Sobre el tema futbolero, del que nos hemos ocupado en varias ocasiones, el mismo Cerpa Quiroz recuerda que el equipo del Colegio Integral John F. Kennedy lucía los colores del uniforme del Deportivo Cali, verde y blanco, debido a que la mayoría de sus integrantes eran seguidores de este equipo profesional del rentado colombiano.
Allí estaban José Luis Bello Ríos, Carlos Dávila, Julio Pereira (q.e.p.d), Néstor Mendoza y los hermanos Gustavo “Alipio” Bermúdez Cuero, Humberto y Raferson, el famoso Pitirry que hacía equipo con Wilfredo España, Edwin Stuart, Carlos Arturo Salgar, William Knigth, el popular “Macambito”, Emilio Oliva, Julio Eberto Corcho (q.e.p.d), Justo y Eliécer Benítez, José Gabriel Santis o Repollito, también fallecido.

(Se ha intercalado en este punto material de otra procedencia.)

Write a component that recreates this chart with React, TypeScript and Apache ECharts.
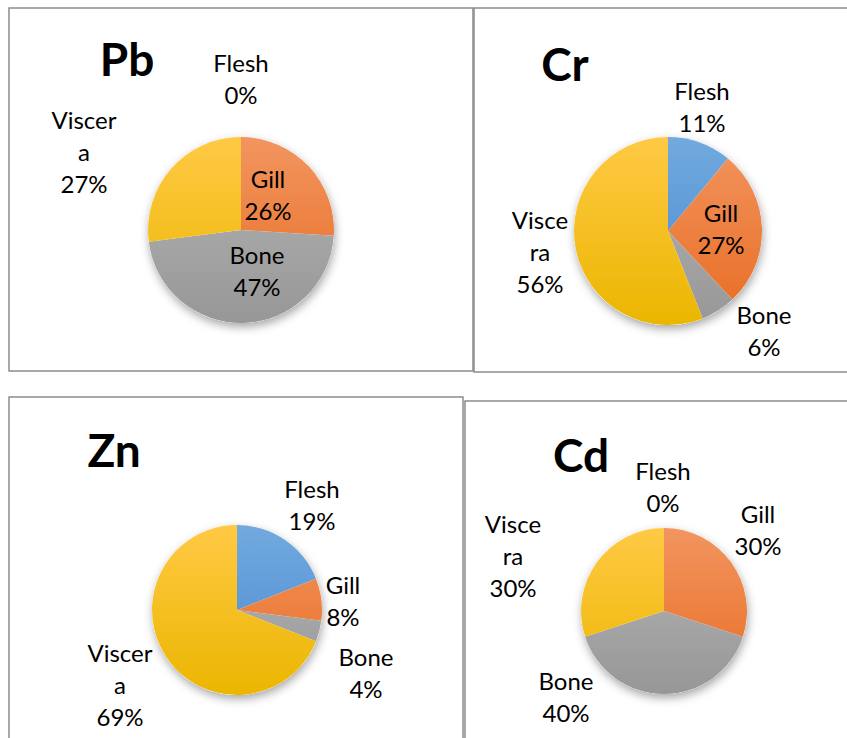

Jugó, cómo no, el Teacher Alfonso Gómez Pérez, Fernando Wiesner (q.e.p.d), Fernando Machado (q.e.p.d), Celso Florentino Madera Cuello, Carmelo Acosta Aldana, Rolando, Oscar y Aquilino Prado, la tríada de los hermanos “Chinique” y César Acuña, dirigidos por Eberto Prado “Chinique”, quien decidió meterle la ficha completa a este onceno hasta convertirlo en la revelación de todo el Nordeste y Bajo Cauca del departamento.
Con “El Liceísta” en una mano, la “Danza del Oro” y el fútbol al ritmo de nuestra cultura, el “Colegio Integral John F. Kennedy El Bagre” comenzó una de las etapas más fructíferas que recuerdan con sentimiento y orgullo los miles de egresados de la institución que refrendarán su nombre y su grandeza en el próximo aniversario en el 2023. No se trata de coser y cantar.